**Given problem:**
Return the material exactly, first line through the line containing "const chlorophyllTicks = [-400, -200, 0, 200, 400];", and nothing more. Pictures stay out.

[START OF Source material]

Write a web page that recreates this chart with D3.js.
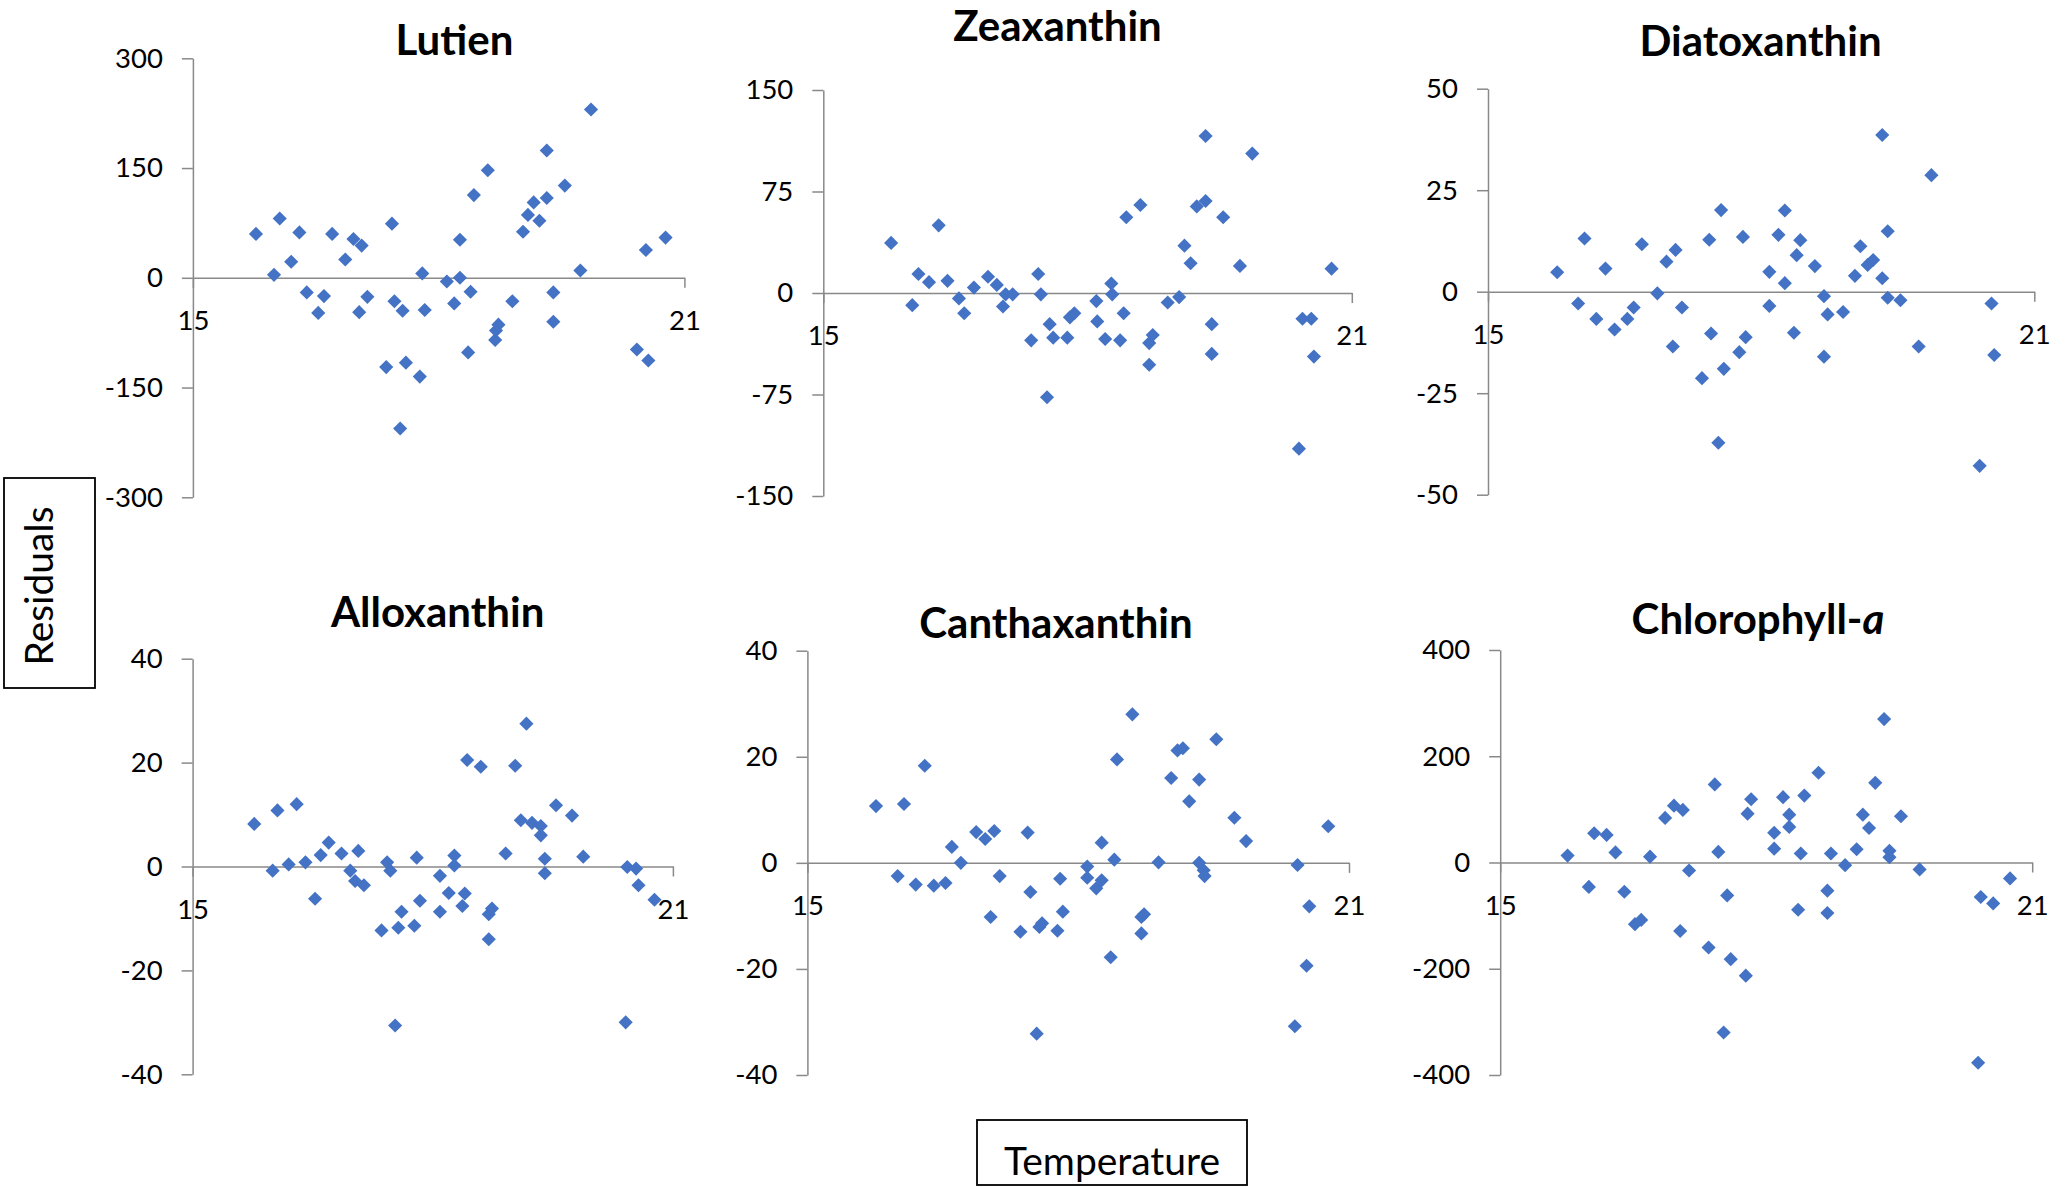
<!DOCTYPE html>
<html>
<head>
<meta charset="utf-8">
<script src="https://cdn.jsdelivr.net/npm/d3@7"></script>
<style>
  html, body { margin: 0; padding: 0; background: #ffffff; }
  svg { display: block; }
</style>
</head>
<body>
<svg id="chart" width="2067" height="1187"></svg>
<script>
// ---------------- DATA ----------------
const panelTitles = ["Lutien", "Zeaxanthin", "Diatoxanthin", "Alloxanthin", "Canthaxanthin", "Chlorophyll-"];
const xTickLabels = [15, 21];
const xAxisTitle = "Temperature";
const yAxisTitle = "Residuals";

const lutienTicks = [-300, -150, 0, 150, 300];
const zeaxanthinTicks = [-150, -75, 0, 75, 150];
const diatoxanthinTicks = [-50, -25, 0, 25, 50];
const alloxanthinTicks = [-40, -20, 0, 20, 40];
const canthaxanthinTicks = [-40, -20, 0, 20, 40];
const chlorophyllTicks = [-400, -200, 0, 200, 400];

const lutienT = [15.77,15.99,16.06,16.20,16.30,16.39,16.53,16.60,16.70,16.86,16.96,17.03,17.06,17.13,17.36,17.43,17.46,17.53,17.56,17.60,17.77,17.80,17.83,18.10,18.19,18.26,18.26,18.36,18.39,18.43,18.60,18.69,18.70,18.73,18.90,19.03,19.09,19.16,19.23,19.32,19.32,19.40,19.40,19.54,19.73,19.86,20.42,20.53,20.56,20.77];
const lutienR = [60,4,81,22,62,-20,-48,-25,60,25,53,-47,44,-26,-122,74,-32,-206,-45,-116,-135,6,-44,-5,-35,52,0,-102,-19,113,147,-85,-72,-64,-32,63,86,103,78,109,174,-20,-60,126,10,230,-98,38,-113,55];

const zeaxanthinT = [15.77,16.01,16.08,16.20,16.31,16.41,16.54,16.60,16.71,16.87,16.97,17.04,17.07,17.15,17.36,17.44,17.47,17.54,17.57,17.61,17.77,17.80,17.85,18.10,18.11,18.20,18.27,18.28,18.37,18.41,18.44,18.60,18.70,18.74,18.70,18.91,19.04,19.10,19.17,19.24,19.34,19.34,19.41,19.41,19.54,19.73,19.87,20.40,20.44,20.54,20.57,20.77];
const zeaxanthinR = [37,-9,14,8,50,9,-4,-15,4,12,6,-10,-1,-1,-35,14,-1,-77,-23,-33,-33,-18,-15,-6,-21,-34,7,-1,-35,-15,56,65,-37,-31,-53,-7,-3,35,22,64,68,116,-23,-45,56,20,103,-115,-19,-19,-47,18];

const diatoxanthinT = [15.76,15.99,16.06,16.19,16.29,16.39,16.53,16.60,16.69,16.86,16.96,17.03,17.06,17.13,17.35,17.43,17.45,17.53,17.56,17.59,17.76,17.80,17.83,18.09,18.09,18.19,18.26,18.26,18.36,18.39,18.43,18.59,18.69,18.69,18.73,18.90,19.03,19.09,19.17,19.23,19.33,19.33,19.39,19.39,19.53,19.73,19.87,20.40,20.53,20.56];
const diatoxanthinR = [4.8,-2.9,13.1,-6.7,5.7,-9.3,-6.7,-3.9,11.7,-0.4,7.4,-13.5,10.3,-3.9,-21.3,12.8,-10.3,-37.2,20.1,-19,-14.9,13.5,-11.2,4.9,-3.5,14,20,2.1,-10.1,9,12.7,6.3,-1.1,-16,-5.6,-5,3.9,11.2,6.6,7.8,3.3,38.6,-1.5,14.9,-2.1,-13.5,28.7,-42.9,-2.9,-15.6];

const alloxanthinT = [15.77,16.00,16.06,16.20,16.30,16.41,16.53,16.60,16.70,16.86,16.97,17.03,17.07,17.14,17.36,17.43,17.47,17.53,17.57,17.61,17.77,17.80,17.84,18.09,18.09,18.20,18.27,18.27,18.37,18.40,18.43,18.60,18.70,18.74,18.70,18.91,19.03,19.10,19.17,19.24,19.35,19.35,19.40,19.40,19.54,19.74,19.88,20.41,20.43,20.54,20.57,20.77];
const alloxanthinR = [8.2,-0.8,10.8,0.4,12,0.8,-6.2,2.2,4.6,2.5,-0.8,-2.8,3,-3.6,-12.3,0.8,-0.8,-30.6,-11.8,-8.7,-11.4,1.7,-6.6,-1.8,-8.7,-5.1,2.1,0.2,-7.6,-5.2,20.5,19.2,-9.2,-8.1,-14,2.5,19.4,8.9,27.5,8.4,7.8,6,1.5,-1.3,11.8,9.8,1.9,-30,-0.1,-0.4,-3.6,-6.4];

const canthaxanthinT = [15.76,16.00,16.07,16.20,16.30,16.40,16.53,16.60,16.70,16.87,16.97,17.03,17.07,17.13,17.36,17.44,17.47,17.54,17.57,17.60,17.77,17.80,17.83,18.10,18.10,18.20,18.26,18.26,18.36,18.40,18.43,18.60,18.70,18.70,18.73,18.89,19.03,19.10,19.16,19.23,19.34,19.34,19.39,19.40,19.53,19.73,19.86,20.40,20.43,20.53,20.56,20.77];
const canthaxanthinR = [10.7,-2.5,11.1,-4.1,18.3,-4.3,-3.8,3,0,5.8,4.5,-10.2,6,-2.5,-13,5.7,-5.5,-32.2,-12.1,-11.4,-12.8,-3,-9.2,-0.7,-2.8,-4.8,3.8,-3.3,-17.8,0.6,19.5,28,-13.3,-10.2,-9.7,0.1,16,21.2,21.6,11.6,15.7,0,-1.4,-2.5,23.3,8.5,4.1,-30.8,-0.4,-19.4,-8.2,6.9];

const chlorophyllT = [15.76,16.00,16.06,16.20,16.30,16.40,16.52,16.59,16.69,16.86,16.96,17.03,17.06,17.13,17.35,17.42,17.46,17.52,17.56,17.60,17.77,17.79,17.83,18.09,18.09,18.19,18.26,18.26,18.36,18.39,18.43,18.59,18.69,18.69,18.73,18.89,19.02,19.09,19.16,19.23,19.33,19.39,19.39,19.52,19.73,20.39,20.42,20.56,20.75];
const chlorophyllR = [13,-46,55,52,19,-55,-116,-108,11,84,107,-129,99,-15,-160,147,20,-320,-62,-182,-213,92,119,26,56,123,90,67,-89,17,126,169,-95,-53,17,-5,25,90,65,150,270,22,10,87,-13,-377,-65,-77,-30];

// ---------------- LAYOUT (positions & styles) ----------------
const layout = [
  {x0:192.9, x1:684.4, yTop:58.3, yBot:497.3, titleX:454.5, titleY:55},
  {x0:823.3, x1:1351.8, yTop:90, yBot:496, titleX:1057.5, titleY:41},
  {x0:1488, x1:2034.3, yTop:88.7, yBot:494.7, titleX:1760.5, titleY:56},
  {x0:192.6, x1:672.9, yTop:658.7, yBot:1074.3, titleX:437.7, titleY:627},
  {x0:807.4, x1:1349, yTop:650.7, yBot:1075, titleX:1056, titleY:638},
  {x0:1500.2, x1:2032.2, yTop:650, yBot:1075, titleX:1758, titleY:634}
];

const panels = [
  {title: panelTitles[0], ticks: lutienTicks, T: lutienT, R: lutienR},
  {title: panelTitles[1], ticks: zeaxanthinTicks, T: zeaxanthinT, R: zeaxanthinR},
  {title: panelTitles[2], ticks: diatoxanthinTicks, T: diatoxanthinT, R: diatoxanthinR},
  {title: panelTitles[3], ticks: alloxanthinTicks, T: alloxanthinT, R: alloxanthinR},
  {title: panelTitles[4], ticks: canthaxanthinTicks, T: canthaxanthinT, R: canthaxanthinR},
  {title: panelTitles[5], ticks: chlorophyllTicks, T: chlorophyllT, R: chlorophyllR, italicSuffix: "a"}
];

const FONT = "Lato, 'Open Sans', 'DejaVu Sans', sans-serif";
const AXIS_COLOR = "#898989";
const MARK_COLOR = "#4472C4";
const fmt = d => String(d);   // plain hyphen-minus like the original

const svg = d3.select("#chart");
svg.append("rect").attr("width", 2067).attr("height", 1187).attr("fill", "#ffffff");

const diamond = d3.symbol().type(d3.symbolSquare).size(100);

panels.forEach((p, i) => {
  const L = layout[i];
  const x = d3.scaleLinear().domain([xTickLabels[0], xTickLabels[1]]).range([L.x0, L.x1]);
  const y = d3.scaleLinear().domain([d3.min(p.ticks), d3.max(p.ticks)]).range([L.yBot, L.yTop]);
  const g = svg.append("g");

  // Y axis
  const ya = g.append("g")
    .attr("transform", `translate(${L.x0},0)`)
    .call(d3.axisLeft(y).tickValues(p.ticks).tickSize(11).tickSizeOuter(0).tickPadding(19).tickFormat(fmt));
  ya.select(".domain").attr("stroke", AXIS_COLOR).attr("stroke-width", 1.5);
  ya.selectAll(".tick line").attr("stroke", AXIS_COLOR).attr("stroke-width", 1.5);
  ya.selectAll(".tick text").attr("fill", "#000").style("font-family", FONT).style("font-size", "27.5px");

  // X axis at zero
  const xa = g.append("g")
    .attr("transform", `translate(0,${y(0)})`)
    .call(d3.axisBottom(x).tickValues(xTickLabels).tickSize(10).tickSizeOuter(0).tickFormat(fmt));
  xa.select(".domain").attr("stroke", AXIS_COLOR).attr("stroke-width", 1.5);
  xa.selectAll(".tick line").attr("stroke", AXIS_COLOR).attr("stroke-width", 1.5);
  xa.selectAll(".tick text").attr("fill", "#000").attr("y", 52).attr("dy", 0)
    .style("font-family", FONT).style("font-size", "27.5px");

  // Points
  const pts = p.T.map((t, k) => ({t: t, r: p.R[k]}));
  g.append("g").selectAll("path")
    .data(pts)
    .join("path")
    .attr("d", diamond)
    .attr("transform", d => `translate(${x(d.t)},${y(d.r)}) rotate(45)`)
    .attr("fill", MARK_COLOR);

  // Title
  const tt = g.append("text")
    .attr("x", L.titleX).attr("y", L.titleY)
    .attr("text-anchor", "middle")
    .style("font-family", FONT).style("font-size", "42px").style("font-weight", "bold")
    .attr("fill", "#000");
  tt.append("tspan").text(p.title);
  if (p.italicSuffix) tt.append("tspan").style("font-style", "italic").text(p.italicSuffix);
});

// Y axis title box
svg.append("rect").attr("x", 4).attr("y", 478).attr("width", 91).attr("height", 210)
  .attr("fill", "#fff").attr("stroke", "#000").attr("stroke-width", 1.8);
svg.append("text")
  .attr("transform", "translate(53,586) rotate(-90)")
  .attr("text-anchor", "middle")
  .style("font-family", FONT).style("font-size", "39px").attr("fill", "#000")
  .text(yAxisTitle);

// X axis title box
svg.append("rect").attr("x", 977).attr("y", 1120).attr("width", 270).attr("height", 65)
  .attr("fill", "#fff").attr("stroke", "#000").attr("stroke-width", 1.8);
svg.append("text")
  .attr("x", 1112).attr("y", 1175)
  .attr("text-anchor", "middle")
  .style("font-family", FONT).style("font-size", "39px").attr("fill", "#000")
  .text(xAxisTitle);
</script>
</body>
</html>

[END OF Source material]

**Reply:**
Write a web page that recreates this chart with D3.js.
<!DOCTYPE html>
<html>
<head>
<meta charset="utf-8">
<script src="https://cdn.jsdelivr.net/npm/d3@7"></script>
<style>
  html, body { margin: 0; padding: 0; background: #ffffff; }
  svg { display: block; }
</style>
</head>
<body>
<svg id="chart" width="2067" height="1187"></svg>
<script>
// ---------------- DATA ----------------
const panelTitles = ["Lutien", "Zeaxanthin", "Diatoxanthin", "Alloxanthin", "Canthaxanthin", "Chlorophyll-"];
const xTickLabels = [15, 21];
const xAxisTitle = "Temperature";
const yAxisTitle = "Residuals";

const lutienTicks = [-300, -150, 0, 150, 300];
const zeaxanthinTicks = [-150, -75, 0, 75, 150];
const diatoxanthinTicks = [-50, -25, 0, 25, 50];
const alloxanthinTicks = [-40, -20, 0, 20, 40];
const canthaxanthinTicks = [-40, -20, 0, 20, 40];
const chlorophyllTicks = [-400, -200, 0, 200, 400];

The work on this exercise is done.